If you're wearing a tux you definitely should wear close toed dress shoes. Make sure they're shiny!


----------



## Miladymimi (May 12, 2011)

The simple answer is no.  sorry


----------



## er111a (May 13, 2011)

prom is tommorow, my date was trying to get me to wear a long tie to match her dress, but I was saying that I should wear the black bowtie that goes with the cummerbund.


----------



## Robin Usagani (May 13, 2011)

Post your prom pics lol


----------



## Bitter Jeweler (May 13, 2011)

Good lord.


----------



## Josh66 (May 13, 2011)

er111a said:


> prom is tommorow, my date was trying to get me to wear a long tie to match her dress, but I was saying that I should wear the black bowtie that goes with the cummerbund.


 So, when you're dancing at the prom - who is going to lead?

:lmao:



You don't ask her what you should wear - you just show up wearing what you have decided to wear.  Make sure you get her a nice corsage...


----------



## Derrel (May 13, 2011)

er111a said:


> prom is tommorow, my date was trying to get me to wear a long tie to match her dress, but I was saying that I should wear the black bowtie that goes with the cummerbund.



Act the part of the man...dress yourself to make you look good; her idea, of coordinating your wardrobe with hers, in some sort of style mashup, would make you look ridiculous. Seriously. A long tie with a cummerbund? That's ridiculous.


----------



## er111a (May 13, 2011)

I know Derrel I know haha I am going to go with the Bowtie for sure and I will post prom photos sometime sunday once the hangover is gone


----------



## mishele (May 14, 2011)

AAAAHHHHH........memories of after prom parties........:lmao:
We should have a prom picture thread....


----------



## Robin Usagani (May 14, 2011)

I wish I went to one .  I went to HS in other country.   No prom


----------



## mishele (May 14, 2011)

Prom kinda sucked.....you didn't miss much. The after party was where it was at!!!


----------



## RauschPhotography (May 14, 2011)

Dammit, I must have deleted my prom pictures! Not even on facebook anymore


----------



## MSnowy (May 14, 2011)

mishele said:


> Prom kinda sucked.....you didn't miss much. The after party was where it was at!!!


 
So true, the after party and of course the all important off like a prom dress


----------



## MissCream (May 14, 2011)

I went twice! Sucked both times, parties were fun however!! I think...


----------



## Josh66 (May 14, 2011)

I had two dates to mine, lol.  I don't know if I still have any pictures...  They're probably buried in a photo album somewhere.
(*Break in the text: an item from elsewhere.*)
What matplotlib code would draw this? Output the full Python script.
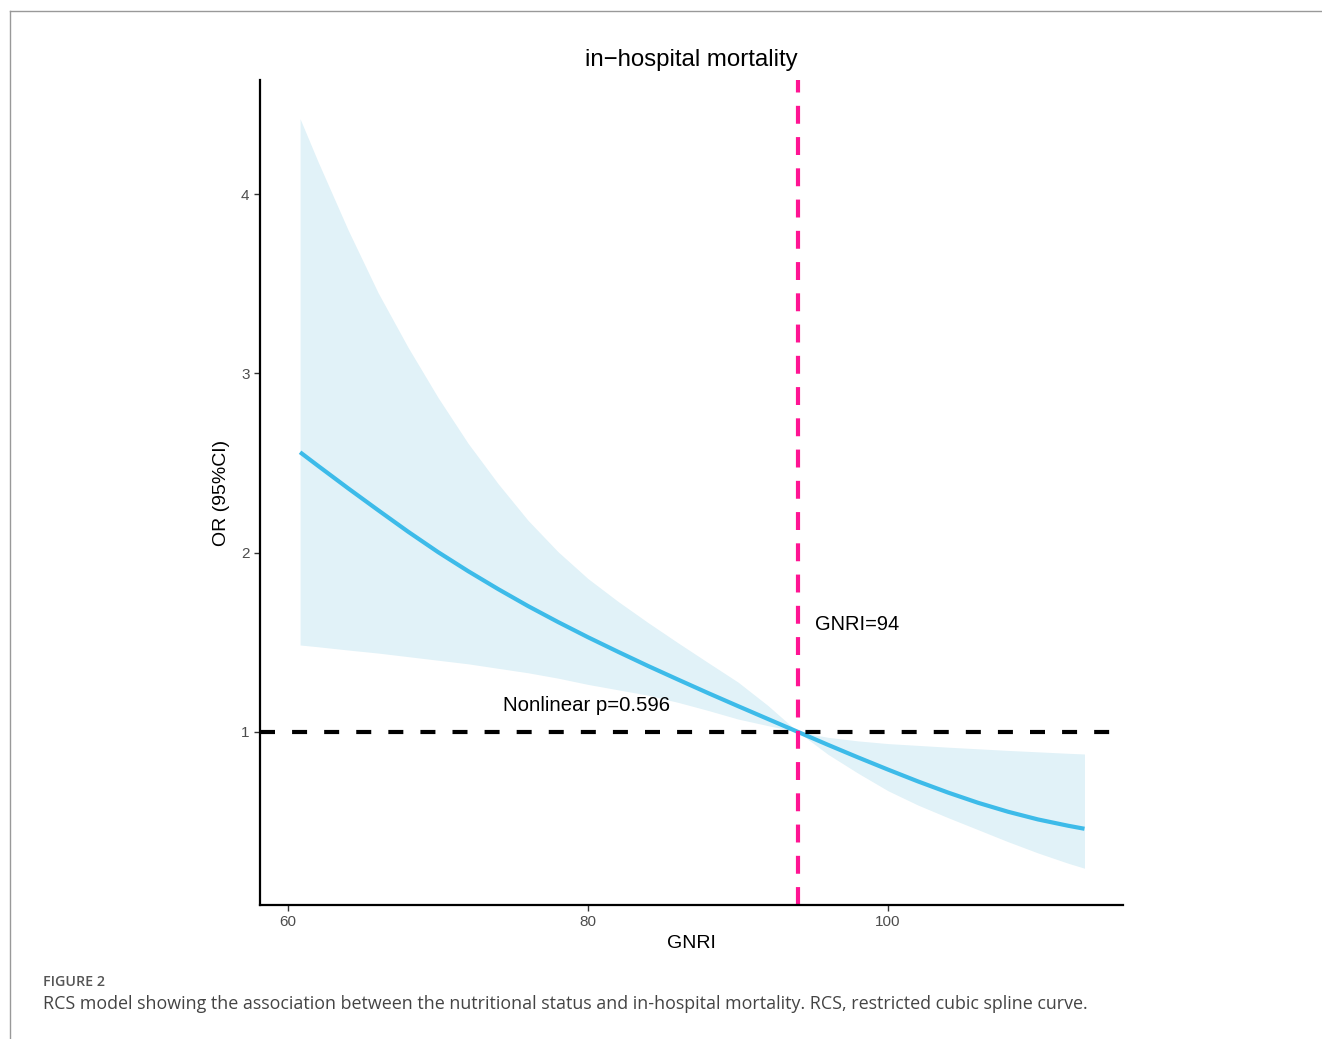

I dyed my hair (only time in my life I have) and it looked f'ing retarded.


----------



## MissCream (May 15, 2011)

O|||||||O said:


> I had two dates to mine, lol.  I don't know if I still have any pictures...  They're probably buried in a photo album somewhere.
> 
> I dyed my hair (only time in my life I have) and it looked f'ing retarded.



Pimp! Lol.


----------



## Formatted (May 15, 2011)

Prom.... lol


----------



## The_Traveler (May 15, 2011)

mishele said:


> AAAAHHHHH........memories of after prom parties........:lmao:
> We should have a prom picture thread....
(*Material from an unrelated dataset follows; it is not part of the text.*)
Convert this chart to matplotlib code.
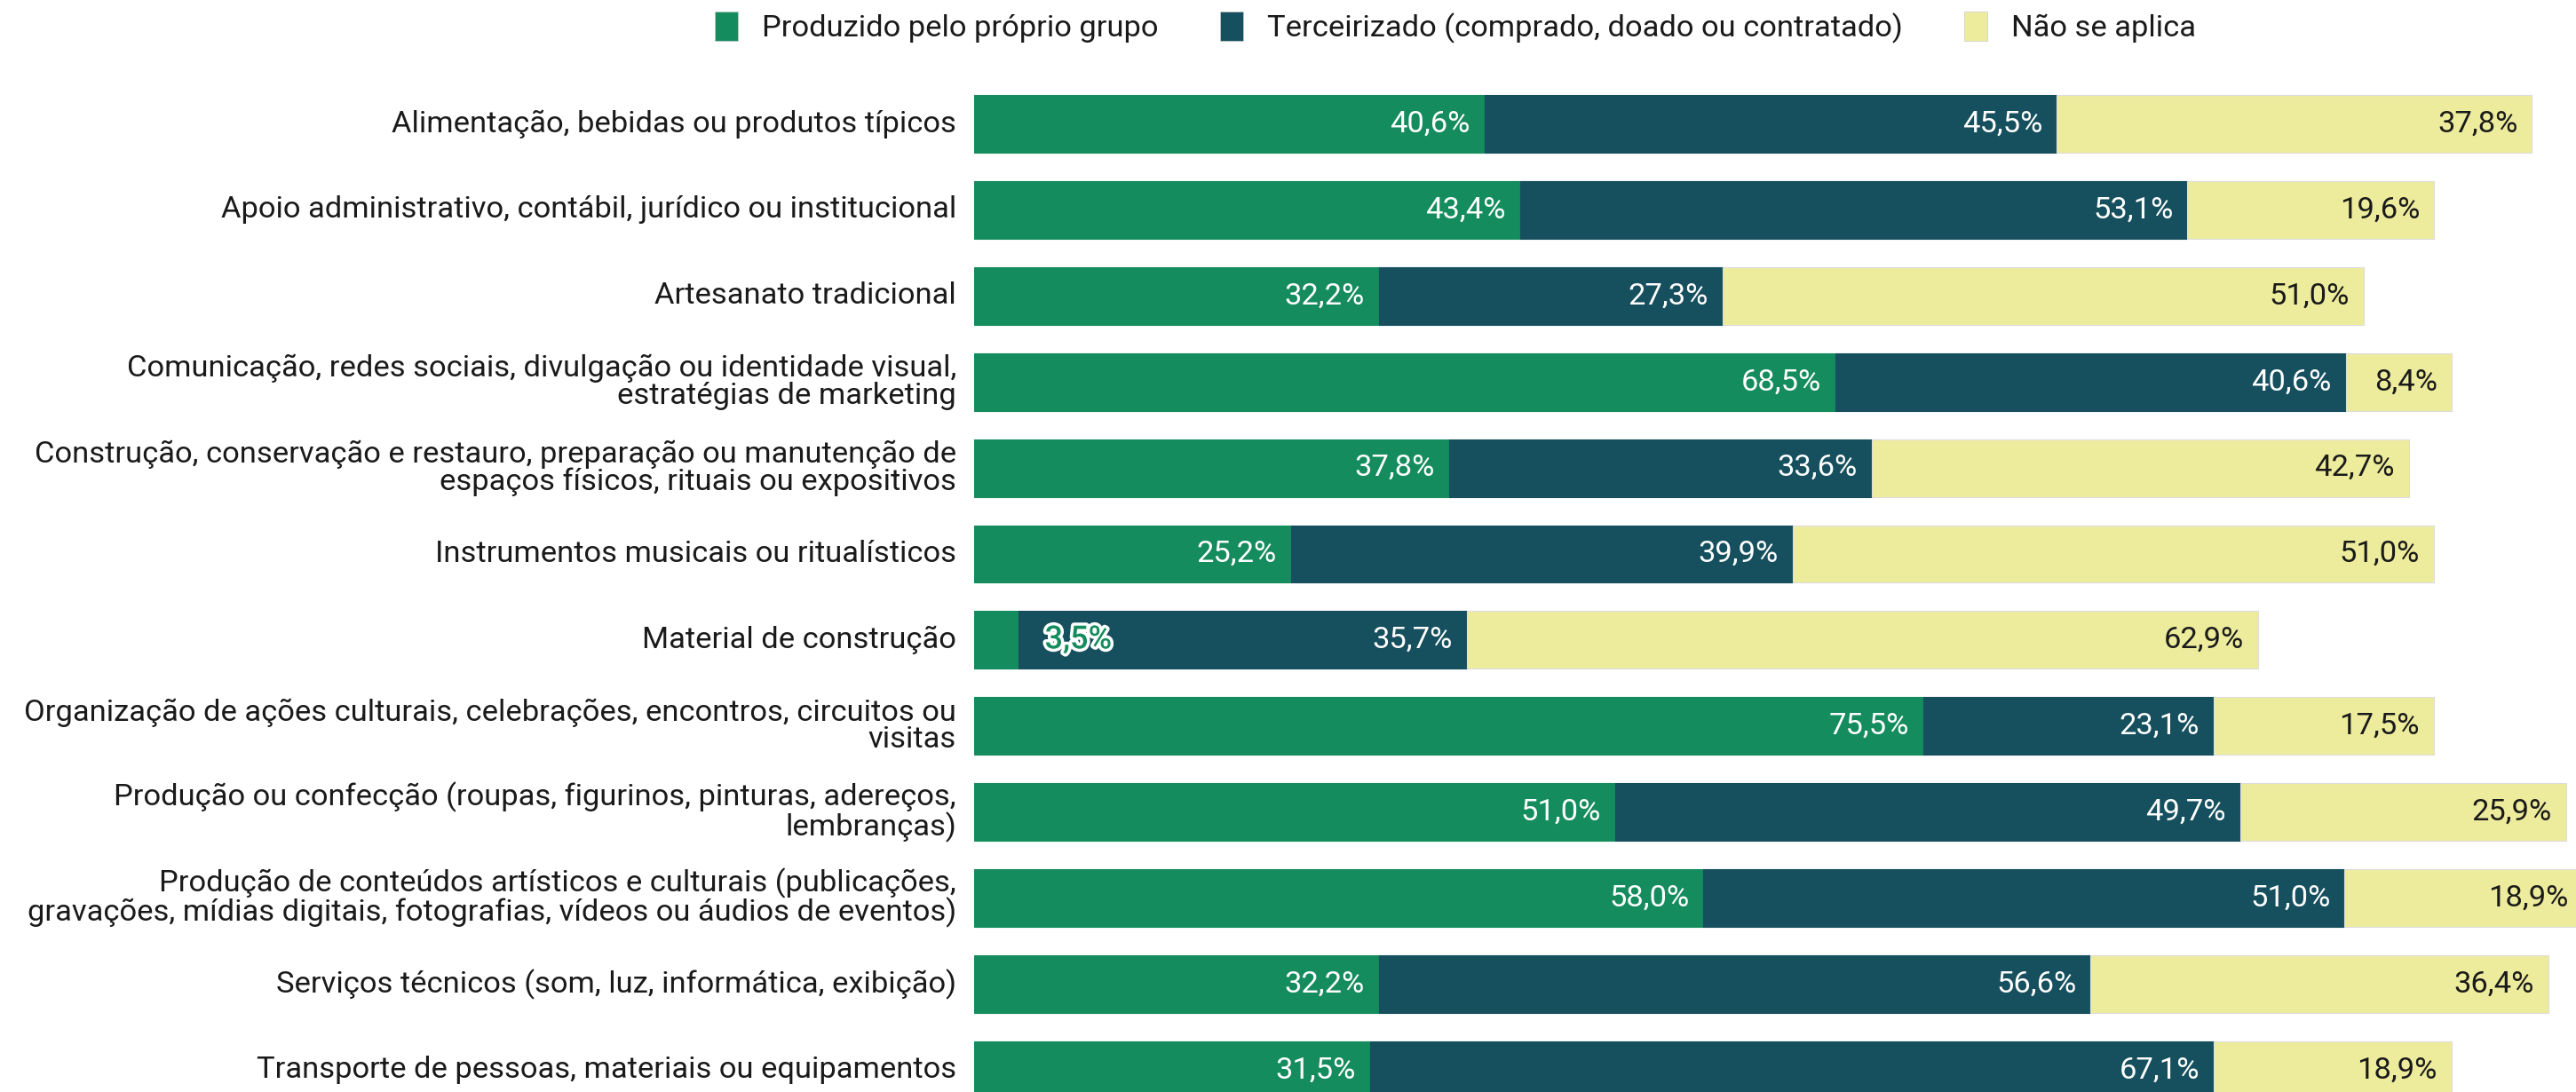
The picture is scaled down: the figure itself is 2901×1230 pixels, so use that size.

Holy Crap, that would be a sign of hitting bottom
Perhaps also a thread of favorite darling pet shots.


----------



## Robin Usagani (May 15, 2011)

I'm with er111a on this one.  I wouldn't care what I wear as long as she is happy and I get laid.

hahahah  kidding kidding


----------



## mishele (May 15, 2011)

The_Traveler said:


> mishele said:
> 
> 
> > AAAAHHHHH........memories of after prom parties........:lmao:
> ...



Just  because no one wanted to go to prom w/ you doesn't mean you have to hate..........:lmao:


----------



## er111a (May 15, 2011)

not the best photo of me lol


----------



## mishele (May 15, 2011)

:hug::
You guys look great!!!! She is beautiful!! Hope you guys had a great time!!


----------



## er111a (May 15, 2011)

we did and thank you


----------



## Robin Usagani (May 15, 2011)

Looking good.


----------



## er111a (May 15, 2011)

haha thanks even with the long tie


----------



## er111a (May 17, 2011)




----------